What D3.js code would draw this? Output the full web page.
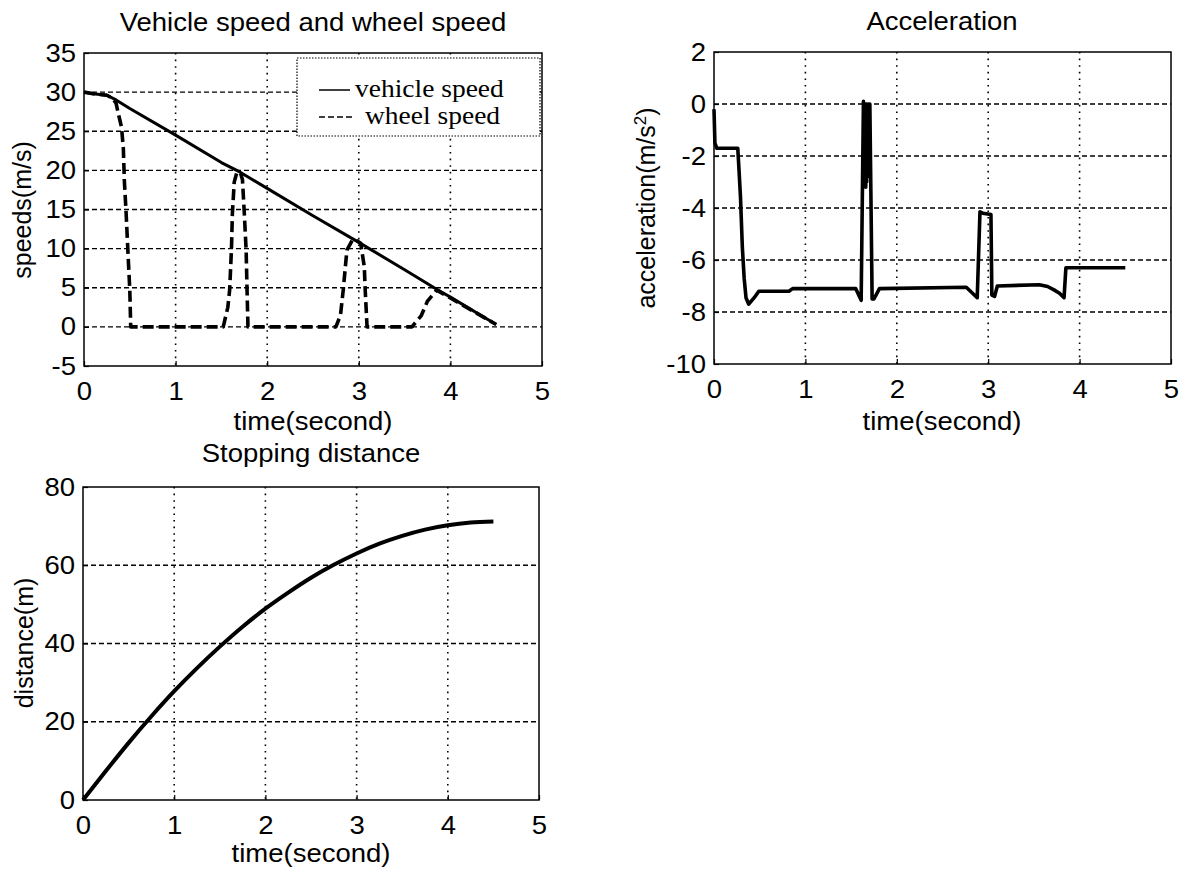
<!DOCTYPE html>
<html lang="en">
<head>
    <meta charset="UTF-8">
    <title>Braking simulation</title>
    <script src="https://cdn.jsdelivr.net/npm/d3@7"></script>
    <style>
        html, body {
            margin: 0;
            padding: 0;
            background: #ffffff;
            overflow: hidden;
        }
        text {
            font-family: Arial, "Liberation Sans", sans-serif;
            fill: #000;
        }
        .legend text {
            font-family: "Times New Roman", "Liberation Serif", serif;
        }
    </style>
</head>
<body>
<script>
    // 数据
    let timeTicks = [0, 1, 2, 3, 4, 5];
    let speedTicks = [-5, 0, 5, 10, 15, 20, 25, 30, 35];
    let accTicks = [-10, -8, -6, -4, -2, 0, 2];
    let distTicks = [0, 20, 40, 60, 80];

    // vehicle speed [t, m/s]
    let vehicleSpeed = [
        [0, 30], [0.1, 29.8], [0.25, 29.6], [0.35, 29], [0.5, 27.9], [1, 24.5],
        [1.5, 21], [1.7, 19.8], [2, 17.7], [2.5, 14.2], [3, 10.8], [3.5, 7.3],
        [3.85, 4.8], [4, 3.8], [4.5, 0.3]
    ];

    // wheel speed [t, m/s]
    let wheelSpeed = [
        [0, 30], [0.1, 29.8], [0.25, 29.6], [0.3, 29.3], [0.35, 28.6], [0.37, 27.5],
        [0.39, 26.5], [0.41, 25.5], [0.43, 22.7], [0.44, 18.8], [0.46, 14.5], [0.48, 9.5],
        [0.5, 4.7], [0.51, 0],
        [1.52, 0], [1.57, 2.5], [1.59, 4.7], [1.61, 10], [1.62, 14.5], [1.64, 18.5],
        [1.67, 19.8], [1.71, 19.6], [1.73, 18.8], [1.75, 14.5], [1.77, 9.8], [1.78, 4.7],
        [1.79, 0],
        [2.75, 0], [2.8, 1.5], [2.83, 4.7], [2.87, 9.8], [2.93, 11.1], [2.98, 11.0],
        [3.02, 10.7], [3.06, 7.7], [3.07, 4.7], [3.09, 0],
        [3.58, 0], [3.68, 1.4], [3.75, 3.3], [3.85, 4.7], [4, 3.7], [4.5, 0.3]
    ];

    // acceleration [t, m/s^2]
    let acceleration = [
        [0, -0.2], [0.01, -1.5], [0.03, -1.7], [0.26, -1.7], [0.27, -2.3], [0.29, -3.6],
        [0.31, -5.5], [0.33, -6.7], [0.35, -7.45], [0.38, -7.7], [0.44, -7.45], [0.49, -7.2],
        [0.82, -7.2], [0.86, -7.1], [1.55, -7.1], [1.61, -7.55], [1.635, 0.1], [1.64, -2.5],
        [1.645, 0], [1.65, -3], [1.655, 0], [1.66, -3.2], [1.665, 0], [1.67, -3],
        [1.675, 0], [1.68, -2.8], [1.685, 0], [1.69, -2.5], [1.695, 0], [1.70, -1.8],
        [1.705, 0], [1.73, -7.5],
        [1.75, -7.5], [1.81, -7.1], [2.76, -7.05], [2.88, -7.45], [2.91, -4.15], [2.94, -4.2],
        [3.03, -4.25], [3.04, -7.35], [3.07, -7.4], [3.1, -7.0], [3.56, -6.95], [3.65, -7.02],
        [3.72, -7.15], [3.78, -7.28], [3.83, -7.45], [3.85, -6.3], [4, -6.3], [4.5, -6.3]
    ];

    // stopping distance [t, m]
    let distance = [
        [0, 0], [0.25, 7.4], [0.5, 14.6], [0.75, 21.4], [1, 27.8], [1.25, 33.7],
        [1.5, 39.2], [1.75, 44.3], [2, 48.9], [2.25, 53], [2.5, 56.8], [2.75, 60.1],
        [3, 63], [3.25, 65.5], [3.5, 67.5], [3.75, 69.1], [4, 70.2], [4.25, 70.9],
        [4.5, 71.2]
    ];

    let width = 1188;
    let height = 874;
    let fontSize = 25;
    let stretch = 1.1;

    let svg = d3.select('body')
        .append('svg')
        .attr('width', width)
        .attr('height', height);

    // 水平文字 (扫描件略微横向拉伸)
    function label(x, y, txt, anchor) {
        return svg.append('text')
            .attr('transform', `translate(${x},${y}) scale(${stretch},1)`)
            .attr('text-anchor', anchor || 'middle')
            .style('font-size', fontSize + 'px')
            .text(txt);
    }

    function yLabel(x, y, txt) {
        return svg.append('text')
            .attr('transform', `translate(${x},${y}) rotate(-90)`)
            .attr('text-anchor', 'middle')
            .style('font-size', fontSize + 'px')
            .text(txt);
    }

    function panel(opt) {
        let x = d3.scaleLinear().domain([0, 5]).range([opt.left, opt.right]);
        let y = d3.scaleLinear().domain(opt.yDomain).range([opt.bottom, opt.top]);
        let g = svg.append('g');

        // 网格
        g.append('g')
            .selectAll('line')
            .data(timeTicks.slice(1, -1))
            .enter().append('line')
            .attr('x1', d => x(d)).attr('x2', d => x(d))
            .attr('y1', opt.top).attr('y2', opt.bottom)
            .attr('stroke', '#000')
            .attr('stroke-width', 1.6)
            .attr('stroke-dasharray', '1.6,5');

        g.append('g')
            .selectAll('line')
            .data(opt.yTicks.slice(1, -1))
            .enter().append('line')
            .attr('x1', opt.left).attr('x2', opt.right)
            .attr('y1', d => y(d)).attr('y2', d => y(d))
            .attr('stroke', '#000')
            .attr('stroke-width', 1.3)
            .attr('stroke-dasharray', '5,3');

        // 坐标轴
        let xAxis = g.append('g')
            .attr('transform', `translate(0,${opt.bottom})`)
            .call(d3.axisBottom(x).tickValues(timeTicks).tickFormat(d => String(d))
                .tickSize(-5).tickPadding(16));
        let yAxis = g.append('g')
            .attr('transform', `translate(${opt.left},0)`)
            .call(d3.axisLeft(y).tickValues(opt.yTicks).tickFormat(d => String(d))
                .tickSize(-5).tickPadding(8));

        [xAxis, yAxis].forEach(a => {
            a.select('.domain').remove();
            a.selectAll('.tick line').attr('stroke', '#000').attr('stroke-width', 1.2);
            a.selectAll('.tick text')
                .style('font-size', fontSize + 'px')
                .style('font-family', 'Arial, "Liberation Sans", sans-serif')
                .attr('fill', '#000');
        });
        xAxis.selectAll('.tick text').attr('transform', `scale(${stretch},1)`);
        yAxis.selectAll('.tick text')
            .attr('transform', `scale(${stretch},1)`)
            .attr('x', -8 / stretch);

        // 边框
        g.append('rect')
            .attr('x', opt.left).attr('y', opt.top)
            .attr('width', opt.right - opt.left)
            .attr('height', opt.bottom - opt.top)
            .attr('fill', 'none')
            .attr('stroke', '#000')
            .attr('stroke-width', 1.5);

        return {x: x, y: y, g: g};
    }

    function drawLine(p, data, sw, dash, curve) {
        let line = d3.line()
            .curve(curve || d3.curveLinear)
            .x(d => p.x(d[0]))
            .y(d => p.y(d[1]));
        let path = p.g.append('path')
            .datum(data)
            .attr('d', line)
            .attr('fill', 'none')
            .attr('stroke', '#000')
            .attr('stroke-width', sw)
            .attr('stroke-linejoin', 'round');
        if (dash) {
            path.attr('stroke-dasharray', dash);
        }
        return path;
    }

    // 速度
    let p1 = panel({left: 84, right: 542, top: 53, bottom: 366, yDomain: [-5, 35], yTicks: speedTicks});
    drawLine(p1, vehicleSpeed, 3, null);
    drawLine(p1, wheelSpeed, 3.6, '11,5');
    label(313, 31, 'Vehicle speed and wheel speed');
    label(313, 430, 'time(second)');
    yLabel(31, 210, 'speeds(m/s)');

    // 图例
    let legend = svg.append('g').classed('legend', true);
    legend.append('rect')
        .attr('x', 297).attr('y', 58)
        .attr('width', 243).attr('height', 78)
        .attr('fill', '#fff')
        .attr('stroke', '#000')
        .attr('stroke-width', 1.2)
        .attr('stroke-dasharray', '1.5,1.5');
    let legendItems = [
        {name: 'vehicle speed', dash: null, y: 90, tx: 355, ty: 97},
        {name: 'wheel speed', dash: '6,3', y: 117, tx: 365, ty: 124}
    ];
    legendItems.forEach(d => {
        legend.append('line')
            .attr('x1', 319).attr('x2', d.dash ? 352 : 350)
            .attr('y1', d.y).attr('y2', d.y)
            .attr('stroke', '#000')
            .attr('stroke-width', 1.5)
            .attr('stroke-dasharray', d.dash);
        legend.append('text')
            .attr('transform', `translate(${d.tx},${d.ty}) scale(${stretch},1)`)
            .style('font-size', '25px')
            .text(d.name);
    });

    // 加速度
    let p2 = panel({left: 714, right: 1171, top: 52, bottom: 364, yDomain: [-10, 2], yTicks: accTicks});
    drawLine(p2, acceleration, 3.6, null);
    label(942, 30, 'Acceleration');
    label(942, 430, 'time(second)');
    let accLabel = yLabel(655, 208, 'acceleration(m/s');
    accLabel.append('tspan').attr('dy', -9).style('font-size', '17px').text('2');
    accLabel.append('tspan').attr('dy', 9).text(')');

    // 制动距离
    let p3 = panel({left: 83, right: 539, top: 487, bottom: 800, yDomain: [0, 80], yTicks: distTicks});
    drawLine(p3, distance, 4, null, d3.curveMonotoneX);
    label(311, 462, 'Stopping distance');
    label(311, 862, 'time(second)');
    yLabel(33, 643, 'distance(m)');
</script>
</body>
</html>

** Work to complete **
From the first line of the listing above, repeat every line through the one holding "let distTicks = [0, 20, 40, 60, 80];". Both ends count, and pictures stay out.

** Solution for this exercise **
What D3.js code would draw this? Output the full web page.
<!DOCTYPE html>
<html lang="en">
<head>
    <meta charset="UTF-8">
    <title>Braking simulation</title>
    <script src="https://cdn.jsdelivr.net/npm/d3@7"></script>
    <style>
        html, body {
            margin: 0;
            padding: 0;
            background: #ffffff;
            overflow: hidden;
        }
        text {
            font-family: Arial, "Liberation Sans", sans-serif;
            fill: #000;
        }
        .legend text {
            font-family: "Times New Roman", "Liberation Serif", serif;
        }
    </style>
</head>
<body>
<script>
    // 数据
    let timeTicks = [0, 1, 2, 3, 4, 5];
    let speedTicks = [-5, 0, 5, 10, 15, 20, 25, 30, 35];
    let accTicks = [-10, -8, -6, -4, -2, 0, 2];
    let distTicks = [0, 20, 40, 60, 80];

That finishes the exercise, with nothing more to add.